• [Written task]
Your copy of the material must match it exactly, except that pictures are dropped.
-- BEGIN Source data --
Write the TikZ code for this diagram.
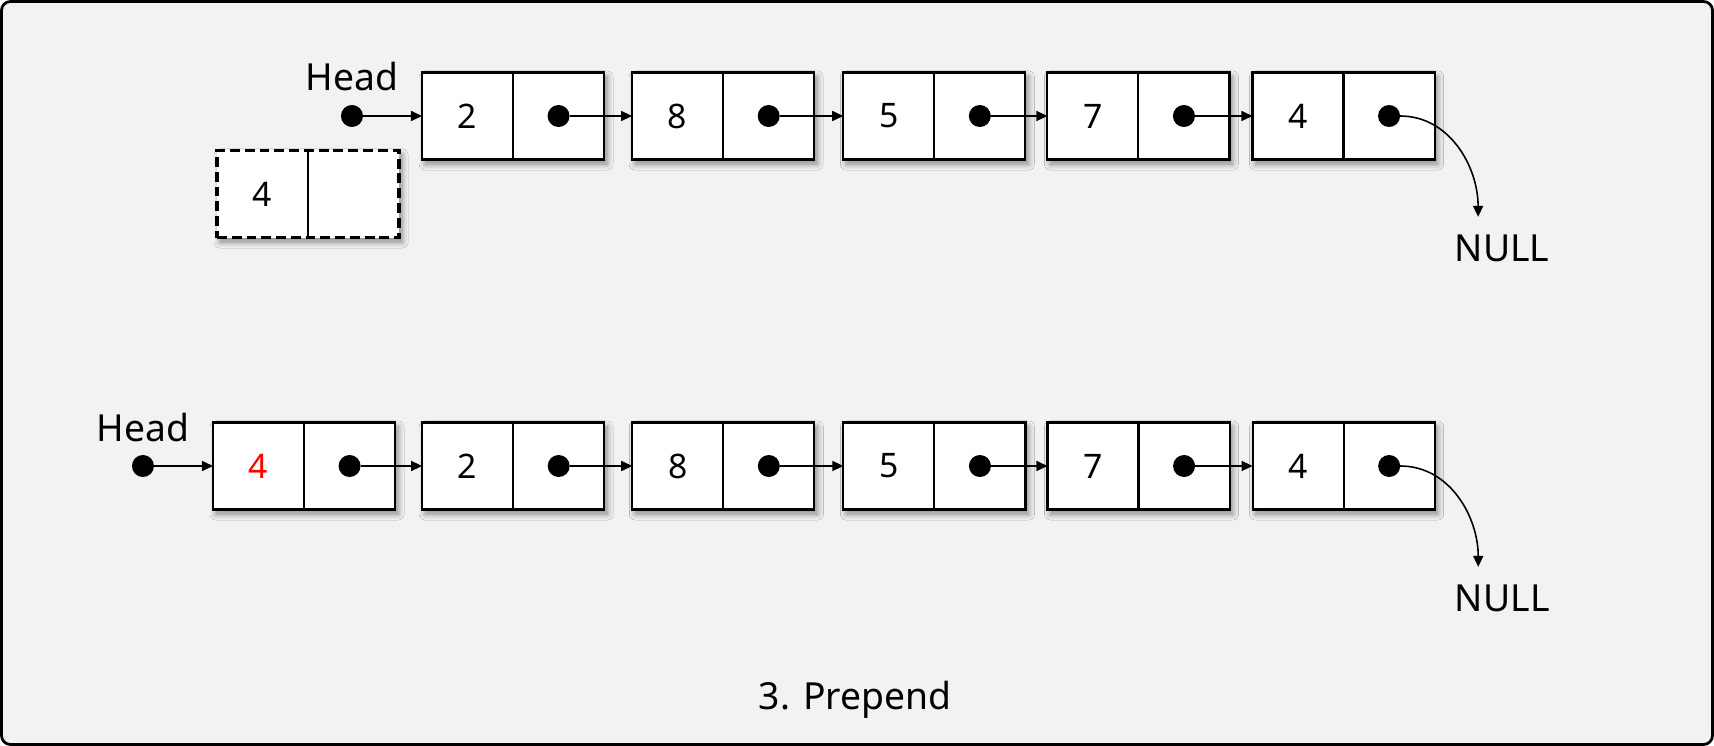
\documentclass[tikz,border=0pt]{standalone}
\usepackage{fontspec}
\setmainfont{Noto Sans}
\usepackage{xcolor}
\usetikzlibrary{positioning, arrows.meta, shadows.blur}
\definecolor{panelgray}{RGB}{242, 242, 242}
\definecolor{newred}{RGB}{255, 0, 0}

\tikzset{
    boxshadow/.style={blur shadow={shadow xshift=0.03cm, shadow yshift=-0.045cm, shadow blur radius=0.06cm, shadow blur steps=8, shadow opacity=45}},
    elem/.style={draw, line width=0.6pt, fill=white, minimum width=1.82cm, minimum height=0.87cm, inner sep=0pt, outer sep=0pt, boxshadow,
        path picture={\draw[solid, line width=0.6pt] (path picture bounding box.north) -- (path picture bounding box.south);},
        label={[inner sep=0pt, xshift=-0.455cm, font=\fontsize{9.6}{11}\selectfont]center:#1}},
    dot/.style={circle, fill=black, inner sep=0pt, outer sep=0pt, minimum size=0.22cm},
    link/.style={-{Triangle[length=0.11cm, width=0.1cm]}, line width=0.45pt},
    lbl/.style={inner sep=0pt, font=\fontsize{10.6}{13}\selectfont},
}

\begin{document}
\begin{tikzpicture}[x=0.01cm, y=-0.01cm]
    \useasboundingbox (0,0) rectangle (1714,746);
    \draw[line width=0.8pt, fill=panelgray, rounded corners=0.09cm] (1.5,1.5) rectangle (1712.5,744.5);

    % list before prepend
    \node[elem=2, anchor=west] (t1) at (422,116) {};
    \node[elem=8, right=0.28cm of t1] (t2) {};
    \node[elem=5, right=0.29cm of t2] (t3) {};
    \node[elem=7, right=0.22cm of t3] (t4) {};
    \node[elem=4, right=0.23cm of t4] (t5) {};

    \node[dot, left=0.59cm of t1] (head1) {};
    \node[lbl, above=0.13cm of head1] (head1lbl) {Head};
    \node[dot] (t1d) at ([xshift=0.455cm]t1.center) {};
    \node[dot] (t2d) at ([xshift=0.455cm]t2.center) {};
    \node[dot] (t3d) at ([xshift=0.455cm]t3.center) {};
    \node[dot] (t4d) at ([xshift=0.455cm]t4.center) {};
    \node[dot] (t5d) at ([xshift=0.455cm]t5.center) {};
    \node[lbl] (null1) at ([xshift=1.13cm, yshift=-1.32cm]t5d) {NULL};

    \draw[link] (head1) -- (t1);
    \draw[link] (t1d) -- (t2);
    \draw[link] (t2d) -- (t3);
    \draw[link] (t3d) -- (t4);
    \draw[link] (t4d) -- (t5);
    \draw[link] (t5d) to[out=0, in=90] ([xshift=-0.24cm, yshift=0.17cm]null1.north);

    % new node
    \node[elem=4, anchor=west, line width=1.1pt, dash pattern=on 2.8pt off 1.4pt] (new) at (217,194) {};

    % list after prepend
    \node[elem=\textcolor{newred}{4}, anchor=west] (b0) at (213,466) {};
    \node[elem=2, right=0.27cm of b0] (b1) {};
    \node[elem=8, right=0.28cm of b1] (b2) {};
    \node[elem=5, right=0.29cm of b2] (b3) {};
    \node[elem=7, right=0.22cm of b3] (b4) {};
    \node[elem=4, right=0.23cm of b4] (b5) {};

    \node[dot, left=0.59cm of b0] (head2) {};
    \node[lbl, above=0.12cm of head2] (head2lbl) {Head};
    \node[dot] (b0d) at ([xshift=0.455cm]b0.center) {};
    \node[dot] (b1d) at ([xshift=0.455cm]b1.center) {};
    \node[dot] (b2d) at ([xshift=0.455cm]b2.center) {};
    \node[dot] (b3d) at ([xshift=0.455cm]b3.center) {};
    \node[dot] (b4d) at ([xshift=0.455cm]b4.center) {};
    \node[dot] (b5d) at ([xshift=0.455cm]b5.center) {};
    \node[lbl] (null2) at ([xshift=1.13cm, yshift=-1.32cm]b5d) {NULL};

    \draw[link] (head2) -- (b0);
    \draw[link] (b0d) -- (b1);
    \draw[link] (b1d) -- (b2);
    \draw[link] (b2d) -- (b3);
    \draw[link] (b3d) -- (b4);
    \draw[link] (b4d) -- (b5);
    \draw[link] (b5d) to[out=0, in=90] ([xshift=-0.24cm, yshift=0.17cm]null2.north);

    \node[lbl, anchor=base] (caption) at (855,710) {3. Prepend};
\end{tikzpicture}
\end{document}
-- END Source data --
• [Exercise result]
Write the TikZ code for this diagram.
\documentclass[tikz,border=0pt]{standalone}
\usepackage{fontspec}
\setmainfont{Noto Sans}
\usepackage{xcolor}
\usetikzlibrary{positioning, arrows.meta, shadows.blur}
\definecolor{panelgray}{RGB}{242, 242, 242}
\definecolor{newred}{RGB}{255, 0, 0}

\tikzset{
    boxshadow/.style={blur shadow={shadow xshift=0.03cm, shadow yshift=-0.045cm, shadow blur radius=0.06cm, shadow blur steps=8, shadow opacity=45}},
    elem/.style={draw, line width=0.6pt, fill=white, minimum width=1.82cm, minimum height=0.87cm, inner sep=0pt, outer sep=0pt, boxshadow,
        path picture={\draw[solid, line width=0.6pt] (path picture bounding box.north) -- (path picture bounding box.south);},
        label={[inner sep=0pt, xshift=-0.455cm, font=\fontsize{9.6}{11}\selectfont]center:#1}},
    dot/.style={circle, fill=black, inner sep=0pt, outer sep=0pt, minimum size=0.22cm},
    link/.style={-{Triangle[length=0.11cm, width=0.1cm]}, line width=0.45pt},
    lbl/.style={inner sep=0pt, font=\fontsize{10.6}{13}\selectfont},
}

\begin{document}
\begin{tikzpicture}[x=0.01cm, y=-0.01cm]
    \useasboundingbox (0,0) rectangle (1714,746);
    \draw[line width=0.8pt, fill=panelgray, rounded corners=0.09cm] (1.5,1.5) rectangle (1712.5,744.5);

    % list before prepend
    \node[elem=2, anchor=west] (t1) at (422,116) {};
    \node[elem=8, right=0.28cm of t1] (t2) {};
    \node[elem=5, right=0.29cm of t2] (t3) {};
    \node[elem=7, right=0.22cm of t3] (t4) {};
    \node[elem=4, right=0.23cm of t4] (t5) {};

    \node[dot, left=0.59cm of t1] (head1) {};
    \node[lbl, above=0.13cm of head1] (head1lbl) {Head};
    \node[dot] (t1d) at ([xshift=0.455cm]t1.center) {};
    \node[dot] (t2d) at ([xshift=0.455cm]t2.center) {};
    \node[dot] (t3d) at ([xshift=0.455cm]t3.center) {};
    \node[dot] (t4d) at ([xshift=0.455cm]t4.center) {};
    \node[dot] (t5d) at ([xshift=0.455cm]t5.center) {};
    \node[lbl] (null1) at ([xshift=1.13cm, yshift=-1.32cm]t5d) {NULL};

    \draw[link] (head1) -- (t1);
    \draw[link] (t1d) -- (t2);
    \draw[link] (t2d) -- (t3);
    \draw[link] (t3d) -- (t4);
    \draw[link] (t4d) -- (t5);
    \draw[link] (t5d) to[out=0, in=90] ([xshift=-0.24cm, yshift=0.17cm]null1.north);

    % new node
    \node[elem=4, anchor=west, line width=1.1pt, dash pattern=on 2.8pt off 1.4pt] (new) at (217,194) {};

    % list after prepend
    \node[elem=\textcolor{newred}{4}, anchor=west] (b0) at (213,466) {};
    \node[elem=2, right=0.27cm of b0] (b1) {};
    \node[elem=8, right=0.28cm of b1] (b2) {};
    \node[elem=5, right=0.29cm of b2] (b3) {};
    \node[elem=7, right=0.22cm of b3] (b4) {};
    \node[elem=4, right=0.23cm of b4] (b5) {};

    \node[dot, left=0.59cm of b0] (head2) {};
    \node[lbl, above=0.12cm of head2] (head2lbl) {Head};
    \node[dot] (b0d) at ([xshift=0.455cm]b0.center) {};
    \node[dot] (b1d) at ([xshift=0.455cm]b1.center) {};
    \node[dot] (b2d) at ([xshift=0.455cm]b2.center) {};
    \node[dot] (b3d) at ([xshift=0.455cm]b3.center) {};
    \node[dot] (b4d) at ([xshift=0.455cm]b4.center) {};
    \node[dot] (b5d) at ([xshift=0.455cm]b5.center) {};
    \node[lbl] (null2) at ([xshift=1.13cm, yshift=-1.32cm]b5d) {NULL};

    \draw[link] (head2) -- (b0);
    \draw[link] (b0d) -- (b1);
    \draw[link] (b1d) -- (b2);
    \draw[link] (b2d) -- (b3);
    \draw[link] (b3d) -- (b4);
    \draw[link] (b4d) -- (b5);
    \draw[link] (b5d) to[out=0, in=90] ([xshift=-0.24cm, yshift=0.17cm]null2.north);

    \node[lbl, anchor=base] (caption) at (855,710) {3. Prepend};
\end{tikzpicture}
\end{document}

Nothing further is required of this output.